I compute the percentage of delayed flights for each airline overall (across all cities).

overall <- df_long %>%
  group_by(Airline, Status) %>%
  summarise(Total = sum(Count), .groups = "drop") %>%
  group_by(Airline) %>%
  mutate(
    Grand_Total  = sum(Total),
    Pct          = round(100 * Total / Grand_Total, 1)
  ) %>%
  filter(Status == "delayed")

knitr::kable(overall %>% select(Airline, Delayed = Total, Total_Flights = Grand_Total, Delay_Pct = Pct),
             caption = "Overall Delay Rate by Airline")
Overall Delay Rate by Airline
Airline Delayed Total_Flights Delay_Pct
ALASKA 501 3775 13.3
AM WEST 787 7225 10.9
ggplot(overall, aes(x = Airline, y = Pct, fill = Airline)) +
  geom_col(width = 0.5) +
  geom_text(aes(label = paste0(Pct, "%")), vjust = -0.5, size = 5) +
  scale_fill_manual(values = c("ALASKA" = "#0072B2", "AM WEST" = "#E69F00")) +
  labs(title = "Overall Delay Rate by Airline",
       x = NULL, y = "Delay Rate (%)") +
  theme_minimal(base_size = 13) +
  theme(legend.position = "none") +
  ylim(0, 20)

Finding: Overall, AM WEST has a lower delay rate (~11%) compared to Alaska Airlines (~13%). This might lead us to conclude AM WEST performs better — but city-level analysis tells a different story.


Step 5: City-by-City Delay Rate Comparison

city_rates <- df_long %>%
  group_by(Airline, City) %>%
  mutate(City_Total = sum(Count)) %>%
  filter(Status == "delayed") %>%
  mutate(Delay_Pct = round(100 * Count / City_Total, 1)) %>%
  select(Airline, City, Delayed = Count, City_Total, Delay_Pct)

knitr::kable(city_rates, caption = "Delay Rate by Airline and City")
Delay Rate by Airline and City
Airline City Delayed City_Total Delay_Pct
ALASKA Los Angeles 62 559 11.1
ALASKA Phoenix 12 233 5.2
ALASKA San Diego 20 232 8.6
ALASKA San Francisco 102 605 16.9
ALASKA Seattle 305 2146 14.2
AM WEST Los Angeles 117 811 14.4
AM WEST Phoenix 415 5255 7.9
AM WEST San Diego 65 448 14.5
AM WEST San Francisco 129 449 28.7
AM WEST Seattle 61 262 23.3
ggplot(city_rates, aes(x = City, y = Delay_Pct, fill = Airline)) +
  geom_col(position = "dodge") +
  geom_text(aes(label = paste0(Delay_Pct, "%")),
            position = position_dodge(width = 0.9), vjust = -0.4, size = 3.5) +
  scale_fill_manual(values = c("ALASKA" = "#0072B2", "AM WEST" = "#E69F00")) +
  labs(title = "Delay Rate by Airline and City",
       x = "Destination City", y = "Delay Rate (%)") +
  theme_minimal(base_size = 12) +
  theme(axis.text.x = element_text(angle = 20, hjust = 1))

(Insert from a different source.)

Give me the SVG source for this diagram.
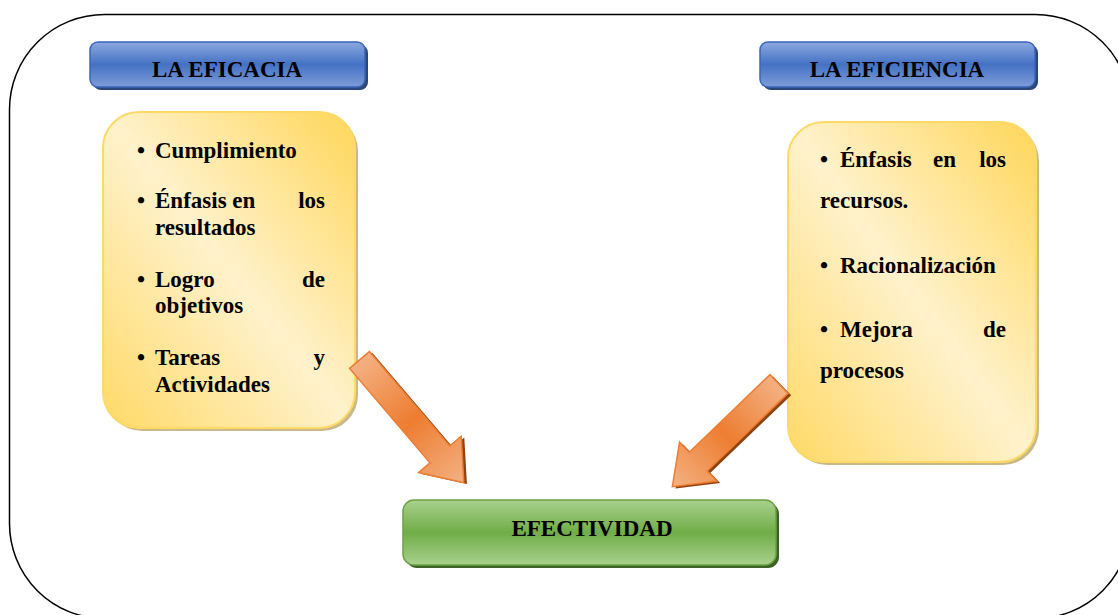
<svg xmlns="http://www.w3.org/2000/svg" width="1118" height="615" viewBox="0 0 1118 615">
<defs>
<linearGradient id="gBlue" x1="0" y1="0" x2="0" y2="1">
<stop offset="0" stop-color="#8CA8E0"/><stop offset="0.5" stop-color="#4472C4"/><stop offset="1" stop-color="#7E9CD8"/>
</linearGradient>
<linearGradient id="gGreen" x1="0" y1="0" x2="0" y2="1">
<stop offset="0" stop-color="#A9D18E"/><stop offset="0.5" stop-color="#70AD47"/><stop offset="1" stop-color="#A9D18E"/>
</linearGradient>
<linearGradient id="gYellow" x1="1" y1="0" x2="0" y2="1">
<stop offset="0" stop-color="#FFD659"/><stop offset="0.5" stop-color="#FFF2CC"/><stop offset="1" stop-color="#FFD966"/>
</linearGradient>
<linearGradient id="gOrange" x1="0" y1="0" x2="1" y2="0">
<stop offset="0" stop-color="#F4B183"/><stop offset="0.5" stop-color="#ED7D31"/><stop offset="1" stop-color="#F4B183"/>
</linearGradient>
<style>
.t{font-family:"Liberation Serif","Times New Roman",serif;font-weight:bold;font-size:23px;fill:#000}
.hd{font-family:"Liberation Serif","Times New Roman",serif;font-weight:bold;font-size:23px;fill:#000;text-anchor:middle}
.blue{fill:url(#gBlue);stroke:#3A66B8;stroke-width:1.5}
.blueSh{fill:#2B4678}
.yel{fill:url(#gYellow);stroke:#FFD966;stroke-width:2}
.yelSh{fill:#C9B98A}
.grn{fill:url(#gGreen);stroke:#6AA33F;stroke-width:1.5}
.grnSh{fill:#3D6227}
.arr{fill:url(#gOrange);stroke:#ED7D31;stroke-width:1.5;stroke-linejoin:miter}
.arrSh{fill:#8E420F}
.e{text-anchor:end}
</style>
</defs>
<rect x="9.5" y="14.5" width="1121" height="604" rx="95" ry="95" fill="none" stroke="#000" stroke-width="1.5"/>

<g id="eficacia">
<rect class="blueSh" x="93" y="45" width="275" height="45" rx="8"/>
<rect class="blue" x="90" y="42" width="275" height="45" rx="8"/>
<text class="hd" x="227" y="77">LA EFICACIA</text>
</g>

<g id="eficiencia">
<rect class="blueSh" x="763" y="45" width="275" height="45" rx="8"/>
<rect class="blue" x="760" y="42" width="275" height="45" rx="8"/>
<text class="hd" x="897" y="77">LA EFICIENCIA</text>
</g>

<g id="eficacia-lista">
<rect class="yelSh" x="106" y="115" width="252" height="316" rx="36"/>
<rect class="yel" x="103" y="112" width="252" height="316" rx="36"/>
<text class="t" x="137" y="158">•</text><text class="t" x="155" y="158">Cumplimiento</text>
<text class="t" x="137" y="208">•</text><text class="t" x="155" y="208">Énfasis en</text><text class="t e" x="325" y="208">los</text>
<text class="t" x="155" y="235">resultados</text>
<text class="t" x="137" y="287">•</text><text class="t" x="155" y="287">Logro</text><text class="t e" x="325" y="287">de</text>
<text class="t" x="155" y="313">objetivos</text>
<text class="t" x="137" y="365">•</text><text class="t" x="155" y="365">Tareas</text><text class="t e" x="325" y="365">y</text>
<text class="t" x="155" y="392">Actividades</text>
</g>

<g id="eficiencia-lista">
<rect class="yelSh" x="791" y="125" width="248" height="340" rx="36"/>
<rect class="yel" x="788" y="122" width="248" height="340" rx="36"/>
<text class="t" x="820" y="167">•</text><text class="t" x="840" y="167">Énfasis</text><text class="t" x="933" y="167">en</text><text class="t e" x="1006" y="167">los</text>
<text class="t" x="820" y="208">recursos.</text>
<text class="t" x="820" y="273">•</text><text class="t" x="840" y="273">Racionalización</text>
<text class="t" x="820" y="337">•</text><text class="t" x="840" y="337">Mejora</text><text class="t e" x="1006" y="337">de</text>
<text class="t" x="820" y="378">procesos</text>
</g>

<g id="efectividad">
<rect class="grnSh" x="406" y="503" width="373" height="65" rx="11"/>
<rect class="grn" x="403" y="500" width="373" height="65" rx="11"/>
<text class="hd" x="592" y="536">EFECTIVIDAD</text>
</g>

<g id="connectors">
<g transform="translate(359.5,360) rotate(49.6)">
<path class="arrSh" transform="translate(3,-1.5)" d="M0,-13 L124,-13 L124,-28 L161,0 L124,28 L124,13 L0,13 Z"/>
<path class="arr" d="M0,-13 L124,-13 L124,-28 L161,0 L124,28 L124,13 L0,13 Z"/>
</g>
<g transform="translate(779,384) rotate(136.1)">
<path class="arrSh" transform="translate(-1,-3.5)" d="M0,-13 L112,-13 L112,-27 L148,0 L112,27 L112,13 L0,13 Z"/>
<path class="arr" d="M0,-13 L112,-13 L112,-27 L148,0 L112,27 L112,13 L0,13 Z"/>
</g>
</g>
</svg>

Finding: In every single city, Alaska Airlines has a lower delay rate than AM WEST. This is the opposite of the overall comparison!


Step 6: Explaining the Discrepancy (Simpson’s Paradox)

# Show volume of flights per city per airline
volume <- df_long %>%
  group_by(Airline, City) %>%
  summarise(Flights = sum(Count), .groups = "drop") %>%
  pivot_wider(names_from = Airline, values_from = Flights)

knitr::kable(volume, caption = "Total Flights per City per Airline")
Total Flights per City per Airline
City ALASKA AM WEST
Los Angeles 559 811
Phoenix 233 5255
San Diego 232 448
San Francisco 605 449
Seattle 2146 262

This reversal is a classic example of Simpson’s Paradox — a phenomenon where a trend that appears in aggregated data disappears or reverses when the data is broken into subgroups.

Why does it happen here?

Conclusion: AM WEST’s favorable overall delay rate is a statistical artifact of its route mix, not a genuine reflection of on-time performance. Alaska Airlines actually performs better at every individual destination. This example illustrates why it is critical to examine data at multiple levels of aggregation before drawing conclusions.